There is no margin for error along the DMZ, the secretary said, and he credited the strong alliance between South Korea and the United States for keeping the region stable and peaceful.

“There's always a challenge; there's always a threat,” he said. “But this partnership and this relationship is really unique, and it has been able to manage through many ups and downs in the differences between the two countries that share the Korean Peninsula.”

Responding to a reporter’s question, Hagel said he believes Kim Jong-un’s regime in North Korea, which possesses chemical weapons, is watching closely to see what the world will do in response to Syria’s use of such illegal weapons.

“We've always got to keep in mind that threats that come from use of weapons of mass destruction are not limited to borders or regions,” he said. “They are global threats. And nations who possess those kinds of weapons and who are irresponsible do watch how the world responds and reacts.”

Hagel also responded to a question asking whether the Pentagon has considered reducing its about 60,000-member force forward-deployed to the Korean Peninsula.

“No,” he said. “There has not been any consideration or conversation about that. … The Department of Defense will manage through whatever reductions we have to take … [and] at the same time, assure our partners -- and specifically here in the Asia-Pacific -- that our commitments still stand.

“There's never been any consideration of changing our force protection or force presence here in Korea or anywhere else in this area,” he said.

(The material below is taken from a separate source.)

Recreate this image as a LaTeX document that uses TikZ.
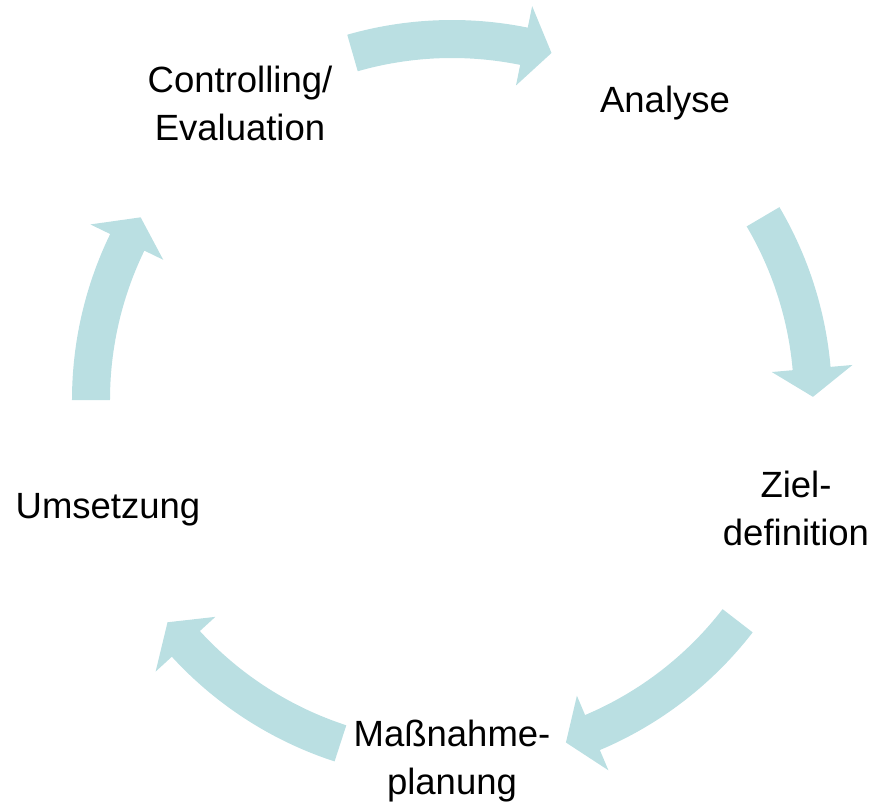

South Korea has made great strides militarily, Hagel said, and “is continuing to enhance and improve and strengthen its capabilities in all areas.”

“And that's good,” he added. “That's what they should do and they want to do and we want them to do. And we're supporting that.”

As his final act on the DMZ, the secretary administered the oath of office to Marine Corps Capt. Bradlee J. Avots and promoted him to major. Avots is a member of the secretary’s public affairs team.

The secretary’s visit to South Korea will continue tomorrow, with senior-level meetings and celebrations in honor of South Korea’s Armed Forces Day.

Later this week, Hagel will travel to Japan, where he will join Secretary of State John F. Kerry and their counterparts for “2-plus-2” meetings between U.S and Japanese foreign and defense ministers.